In one of my earlier posts, I talked about the importance of building up a reserve to handle emergencies, as well as excess which we can place in our “Goose” Account for investment. But pressure to spend exists everyday. How do we manage it?
I recalled in one of my “financial” lessons to my sons when they were aged 8 and 10, the first concept I taught them was “variable” and “fixed” expenses. I gave them examples of what constituted “variable” expenses e.g. MacDonalds’ meals, spending on toys and “fixed” expenses e.g. school fees, home loan payment etc.
I gave them the example of say, even the simple act of switching on a light. This involved a “fixed” expense (fixing of the lamp as a one-off expense) and “variable” expense (electricity costs, which vary according to our usage).
Frankly, their young minds were a little overwhelmed at first, and gave me a look that said, “So much money is involved? Are you sure we can afford this?” After I assured them that I was tracking our expenses and yes, we can afford it if we use our money prudently, they felt a little more assured. I then taught them to track their variable expenses and gave them a little reward whenever they did not spend their pocket money. I also asked them if there were ways to cut down on our expenses . They suggested being more careful with switching off lights, not letting the water run or simply, eating more at home. I asked if they felt these were hard to do. They shook their heads.

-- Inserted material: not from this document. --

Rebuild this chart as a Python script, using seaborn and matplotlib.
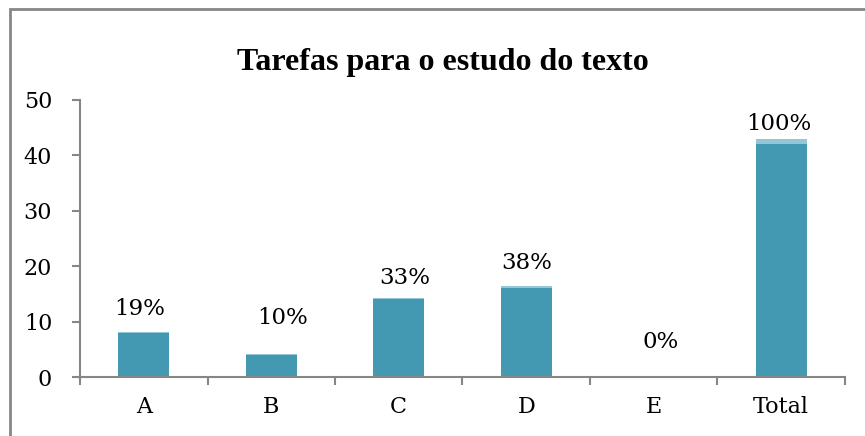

It amazes me though that adults never quite grasp this concept. Small actions, consistently performed over a long period of time, are extremely powerful. So, here, I will be giving my five-step process to manage spending. Some steps may seem rather unorthodox:
1) Place little cash in your wallet and just one credit card and one Nets card. Make sure your cards are well hidden from view when you open your wallet. This is what I call “Out of sight, out of mind”. Placing little cash means that you will need to refill your wallet often. Each time you do so, you may then begin to ask “Hey, where did my money go?” and hopefully, you begin to be more careful.

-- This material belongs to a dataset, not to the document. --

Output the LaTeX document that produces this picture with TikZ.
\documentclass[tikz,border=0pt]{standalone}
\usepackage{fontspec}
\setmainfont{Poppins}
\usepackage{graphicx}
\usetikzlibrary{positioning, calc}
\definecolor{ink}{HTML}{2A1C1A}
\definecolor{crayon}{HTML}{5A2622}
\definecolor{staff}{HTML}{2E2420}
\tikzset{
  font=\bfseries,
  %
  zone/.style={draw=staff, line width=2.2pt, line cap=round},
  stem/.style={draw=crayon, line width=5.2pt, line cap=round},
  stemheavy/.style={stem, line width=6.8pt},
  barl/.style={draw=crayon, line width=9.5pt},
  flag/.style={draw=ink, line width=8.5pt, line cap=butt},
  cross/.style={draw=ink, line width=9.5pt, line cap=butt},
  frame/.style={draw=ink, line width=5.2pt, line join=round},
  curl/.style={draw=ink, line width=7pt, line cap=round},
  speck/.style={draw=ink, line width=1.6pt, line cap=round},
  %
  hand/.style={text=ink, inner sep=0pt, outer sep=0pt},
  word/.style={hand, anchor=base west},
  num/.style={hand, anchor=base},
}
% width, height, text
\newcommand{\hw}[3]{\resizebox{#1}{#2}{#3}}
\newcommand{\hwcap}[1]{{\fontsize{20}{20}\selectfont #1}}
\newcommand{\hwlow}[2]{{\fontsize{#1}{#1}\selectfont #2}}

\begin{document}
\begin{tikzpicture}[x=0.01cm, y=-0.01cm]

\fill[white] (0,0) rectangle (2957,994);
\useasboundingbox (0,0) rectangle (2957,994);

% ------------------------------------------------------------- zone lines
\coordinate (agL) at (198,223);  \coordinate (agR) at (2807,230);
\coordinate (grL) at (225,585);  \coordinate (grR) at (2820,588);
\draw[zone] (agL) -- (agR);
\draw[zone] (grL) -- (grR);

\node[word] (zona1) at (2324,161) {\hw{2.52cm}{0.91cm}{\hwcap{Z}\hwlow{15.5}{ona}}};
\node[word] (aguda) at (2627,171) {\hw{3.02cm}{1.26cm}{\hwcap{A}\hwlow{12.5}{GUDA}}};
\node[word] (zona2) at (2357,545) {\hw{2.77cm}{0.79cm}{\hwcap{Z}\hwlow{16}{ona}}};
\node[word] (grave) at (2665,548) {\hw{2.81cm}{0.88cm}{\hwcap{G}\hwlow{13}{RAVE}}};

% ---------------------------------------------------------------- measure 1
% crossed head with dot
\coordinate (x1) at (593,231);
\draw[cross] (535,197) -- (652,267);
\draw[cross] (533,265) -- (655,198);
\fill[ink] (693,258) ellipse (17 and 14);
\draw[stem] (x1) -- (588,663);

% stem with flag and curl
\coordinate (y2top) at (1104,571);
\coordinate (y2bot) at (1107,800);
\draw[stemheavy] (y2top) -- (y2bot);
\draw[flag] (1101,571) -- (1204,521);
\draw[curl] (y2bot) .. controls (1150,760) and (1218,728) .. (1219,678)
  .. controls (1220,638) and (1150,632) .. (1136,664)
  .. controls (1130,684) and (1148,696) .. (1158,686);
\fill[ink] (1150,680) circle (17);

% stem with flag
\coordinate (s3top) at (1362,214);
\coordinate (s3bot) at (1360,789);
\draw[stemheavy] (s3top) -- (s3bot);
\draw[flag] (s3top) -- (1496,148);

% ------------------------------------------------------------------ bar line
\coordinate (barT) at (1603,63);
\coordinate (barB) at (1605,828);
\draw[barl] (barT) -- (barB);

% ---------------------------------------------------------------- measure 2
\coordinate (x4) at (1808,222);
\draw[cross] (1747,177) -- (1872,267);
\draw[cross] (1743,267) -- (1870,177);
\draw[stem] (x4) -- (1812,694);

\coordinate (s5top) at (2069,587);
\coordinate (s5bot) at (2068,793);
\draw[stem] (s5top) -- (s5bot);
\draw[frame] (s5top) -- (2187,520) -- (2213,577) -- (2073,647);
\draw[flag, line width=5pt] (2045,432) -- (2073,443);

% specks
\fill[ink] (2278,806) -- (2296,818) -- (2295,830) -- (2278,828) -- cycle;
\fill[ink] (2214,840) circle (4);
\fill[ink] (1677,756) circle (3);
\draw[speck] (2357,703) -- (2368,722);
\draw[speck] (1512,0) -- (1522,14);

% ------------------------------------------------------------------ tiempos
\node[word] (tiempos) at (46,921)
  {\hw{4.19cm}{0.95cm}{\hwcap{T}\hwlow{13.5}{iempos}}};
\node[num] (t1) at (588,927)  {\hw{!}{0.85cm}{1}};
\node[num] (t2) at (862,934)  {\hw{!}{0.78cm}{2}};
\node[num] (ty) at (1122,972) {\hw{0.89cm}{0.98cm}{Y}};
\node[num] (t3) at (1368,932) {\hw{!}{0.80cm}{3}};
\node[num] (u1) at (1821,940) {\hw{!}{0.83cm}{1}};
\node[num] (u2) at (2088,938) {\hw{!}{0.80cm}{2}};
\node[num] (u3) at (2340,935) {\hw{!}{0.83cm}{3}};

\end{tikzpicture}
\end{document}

2) From today, keep every single receipt you receive. Track your non-reciepted expenses using a simple app e.g. Monefy. When the receipts get too bulky in your wallet, it’s time to bring out your Expenses worksheet and record them. Do this for at least 3 months. If you’re a parent, do this in front of your kids. Let them come and ask you and grab every learning opportunity to show them the expense sheet you have tallied. Refrain from saying things which show you are not in control of your expenses, e.g. “How did I spend so much?”. Instead, tell them the results of your expense tracking. Discard receipts which are more than 3 months old.
3) With three months of expenses in hand, categorise them into “fixed” and “variable” expenses. Fixed expenses are those that you have to pay on a regular basis and is less dependent on usage e.g. cable TV, car loan, insurance etc. Variable expense are those which vary from month to month according to usage, e.g. eating out, self-care etc.
For fixed expenses, look for cheaper substitutes or simply do away with it. Fixed expenses, usually paid by some automatic system e.g GIRO, are the easiest to lose track of. You’d be surprised how often we pay for something every month without realizing we may not use it as much. For variable expense, you may need to sub-categorise into smaller categories. Most families find that “eating out” is one of the biggest drainers on money, along with “entertainment”. Ask yourself if it’s possible to have the same level of satisfaction by eating at home or simply going on cheaper or even free activities.
4) Now that you have an idea how much you have been spending on each category, aim to reduce expenses by at least 10% the following month. Accordingly, see which areas are easiest for you to reduce. Then budget accordingly. If you foresee an inevitable big expense in the coming expenses, e.g. travel expense, keep your eyes out for cheaper deals or credit card promotions.
5) This 10% you saved is to be placed in an account which you will not touch except for the sole purpose of investment. This is how you build up your “Goose” account. Repeat the process every month and continue to track expenses even when incomes go up.
A good habit takes at least 30 days to build up. If along the way, you missed a receipt or two, it’s ok. But keep at it, and you’d feel a sense of control that you never had before.
Remember, you are not “cheapo”, you have a bigger goal – the bigger goal of being financial free one day.